"O Brasil é racista" diz escritor Paulo Lins
10 de outubro de 2013
O Brasil é o país convidado da 65ª Feira Internacional do Livro que decorre desde quarta-feira (9.10), em Frankfurt, na Alemanha. Trata-se da segunda vez para este país, depois de 1994, e o lema escolhido é “Brasil: um país cheio de vozes”. Mas a lista de 70 autores convidados suscitou, desde logo, críticas. A imprensa alemã apontou a falta de vozes que representem minorias como os afro-brasileiros.
Apesar de concordar com as críticas, o autor Paulo Lins ressalva que "não é a feira que é racista. O Brasil é racista". "A questão é que há poucos negros em posições de destaque no Brasil". Paulo Lins não esconde a sua irritação. O autor sabe do que fala. Ele próprio é a excepção que confirma a regra, o que ficou a dever-se ao enorme sucesso da sua primeira obra a nível nacional e internacional, sobretudo depois do êxito estrondoso do filme baseado nesse livro de nome “Cidade de Deus”.
Negros ainda vivem em "situação ruim"
Agora, Paulo Lins veio para a Europa para apresentar o seu segundo livro “Desde que o Samba é Samba”, já traduzido para vários idiomas, entre os quais o alemão. À primeira vista, esta ficção histórica que relata o nascer da música emblemática no Brasil no início do século XX, parece ser uma reorientação de conteúdos na sua obra literária. Mas as preocupações do autor estão lá. "Até hoje o negro vive numa situação ruim no Brasil", afirma, explicando que, ainda assim, "o livro é para cima, é sobre um ritmo, uma música criada por netos e bisnetos de escravos que conseguiram, através da cultura, integrar-se socialmente".
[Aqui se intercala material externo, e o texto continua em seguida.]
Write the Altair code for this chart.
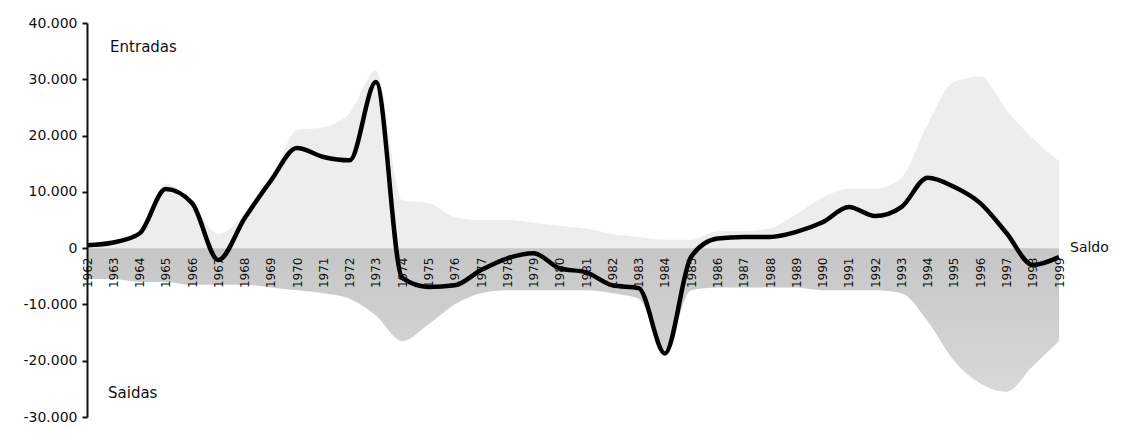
import altair as alt
import pandas as pd

years = list(range(1962, 2000))

entradas = [800, 1200, 3000, 11500, 8000, 2500, 6000, 12000, 21000, 21500,
            24000, 31500, 8500, 8000, 5500, 5000, 5000, 4500, 4000, 3500,
            2500, 2000, 1500, 1500, 3000, 3000, 3500, 6000, 9000, 10500,
            10500, 12500, 22000, 29500, 30500, 24500, 19500, 15500]

saidas = [-5500, -5500, -6000, -6000, -6500, -6500, -6500, -7000, -7500, -8000,
          -9000, -12000, -16500, -13500, -10000, -8000, -7500, -7500, -7500, -7500,
          -8000, -9000, -18000, -7500, -7000, -7000, -7000, -7000, -7500, -7500,
          -7500, -8000, -13000, -20000, -24000, -25500, -21000, -16500]

saldo = [500, 1000, 2600, 10500, 8000, -2100, 5300, 12000, 17800, 16200,
         15600, 29500, -5300, -6900, -6600, -3900, -1800, -900, -3600, -4300,
         -6600, -7100, -18700, -1500, 1700, 2000, 2000, 2900, 4600, 7300,
         5700, 7300, 12500, 10900, 8000, 2700, -3000, -1600]

y_ticks = [-30000, -20000, -10000, 0, 10000, 20000, 30000, 40000]

notes_text = ["Entradas", "Saidas"]
notes_year = [1962.88, 1962.8]
notes_value = [35700, -25750]

series_label = ["Saldo"]
series_label_year = [1999]
series_label_value = [0]

df = pd.DataFrame({"ano": years, "entradas": entradas, "saidas": saidas, "saldo": saldo})
notes = pd.DataFrame({"ano": notes_year, "v": notes_value, "t": notes_text})
end_label = pd.DataFrame({"ano": series_label_year, "v": series_label_value, "t": series_label})

FONT = "DejaVu Sans"

xscale = alt.Scale(domain=[1962, 1999], nice=False, zero=False)
yscale = alt.Scale(domain=[-30000, 40000], nice=False)

x_axis = alt.Axis(values=years, format="d", labelAngle=-90, offset=-169,
                  domain=False, ticks=False, grid=False, labelPadding=9,
                  labelFontSize=12, labelFont=FONT, labelColor="#111",
                  labelOverlap=False, labelBound=False, labelFlush=False,
                  title=None, zindex=1)

y_axis = alt.Axis(
    values=y_ticks, grid=False, title=None, domainColor="#111", domainWidth=2,
    tickColor="#111", tickWidth=2, tickSize=5, labelPadding=5,
    labelFontSize=14, labelFont=FONT, labelColor="#111", zindex=1,
    labelExpr="(datum.value < 0 ? '-' : '') + replace(format(abs(datum.value), ','), ',', '.')",
)


def xe():
    return alt.X("ano:Q", scale=xscale, axis=x_axis)


def ye(field):
    return alt.Y(field, scale=yscale, axis=y_axis)


base = alt.Chart(df)

area_in = base.mark_area(interpolate="monotone", color="#ededed").encode(
    x=xe(),
    y=ye("entradas:Q"),
    y2=alt.datum(0),
)

area_out = base.mark_area(
    interpolate="monotone",
    fill=alt.Gradient(
        gradient="linear",
        stops=[alt.GradientStop(color="#c6c6c6", offset=0),
               alt.GradientStop(color="#d8d8d8", offset=1)],
        x1=0, x2=0, y1=0, y2=1,
    ),
).encode(
    x=xe(),
    y=ye("saidas:Q"),
    y2=alt.datum(0),
)

line = base.mark_line(interpolate="monotone", color="#000", strokeWidth=4.5).encode(
    x=xe(),
    y=ye("saldo:Q"),
)

note_marks = alt.Chart(notes).mark_text(
    align="left", baseline="middle", font=FONT, fontSize=15, color="#111"
).encode(
    x=xe(),
    y=ye("v:Q"),
    text="t:N",
)

saldo_label = alt.Chart(end_label).mark_text(
    align="left", baseline="middle", font=FONT, fontSize=14, color="#111", dx=11
).encode(
    x=xe(),
    y=ye("v:Q"),
    text="t:N",
)

chart = alt.layer(area_in, area_out, line, note_marks, saldo_label).properties(
    width=972, height=394,
    autosize=alt.AutoSizeParams(type="none"),
    padding={"left": 79, "top": 15, "right": 52, "bottom": 15},
    background="white",
).configure_view(stroke=None).configure_axisX(labelOverlap=False)

chart.save("out.html", embed_options={"renderer": "svg", "actions": False})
Aliás, esta nova obra pode mesmo ser vista como aquela que deveria anteceder a Cidade de Deus, o retrato do mundo pobre, marginalizado e violento da favela. Paulo Lins explica que "fazia pouco tempo que tinha acabado a escravidão e o negro ficou marginalizado, porque os portugueses não davam emprego aos negros, dando emprego aos portugueses e europeus que estavam chegando no Brasil". Por isso, afirma o autor "o negro continuou a ser marginalizado e acabou caindo na criminalidade".
As origens do samba e a homofobia
Para escrever Desde que o Samba é Samba, um livro que pretende mostrar a contribuição crucial da cultura afro-brasileira para o país, o autor passou muitos anos a pesquisar toda a literatura académica existente sobre a criação desta música. Nesse contexto, descobriu que o pai do samba, Ismail Silva, era homossexual. Divulgar o facto mereceu-lhe muitas críticas negativas no país. A virulência desta reacção deixou-o estupefacto. "Achei que ia ter apoio, mas o pessoal não gostou. São mais homofóbicos do que eu imaginava", diz. É um dado adquirido que a discriminação de minorias, seja na base de raça, credo, género ou orientação sexual, é prejudicial para qualquer sociedade. Mas porquê então o racismo como tema não assume no cânone literário brasileiro a relevância que tem no dia-a-dia?
"Acho que a maioria dos escritores são brancos", começa por responder Paulo Lins, entre risos. "Não estou muito preocupado com isso. Eu, que sofri isso na pele, que sei o que é o racismo, toco no assunto porque me incomoda muito. Quem sofre mesmo tem de falar, porque uma outra parte não sofre. Uma outra parte é racista".
"Literatura pode salvar o mundo"
Mas nem tudo é negativo. Nos últimos anos, começou um debate público mais sério sobre os problemas da sociedade brasileira, mantém Paulo Lins. Ele próprio continuará a contribuir para esse debate e a crescente consciencialização dos afro-brasileiros. E, embora admita ser utópico, pensa que a literatura pode salvar o mundo, "ela não deixa de ser necessária".
"A literatura ajuda a desenvolver a sociedade. Para quem lê, há um desenvolvimento espiritual muito grande: é o conhecimento, é exercitar o que a gente tem de melhor e que nos diferencia dos outros animais, que é usar o cérebro, a razão, a inteligência".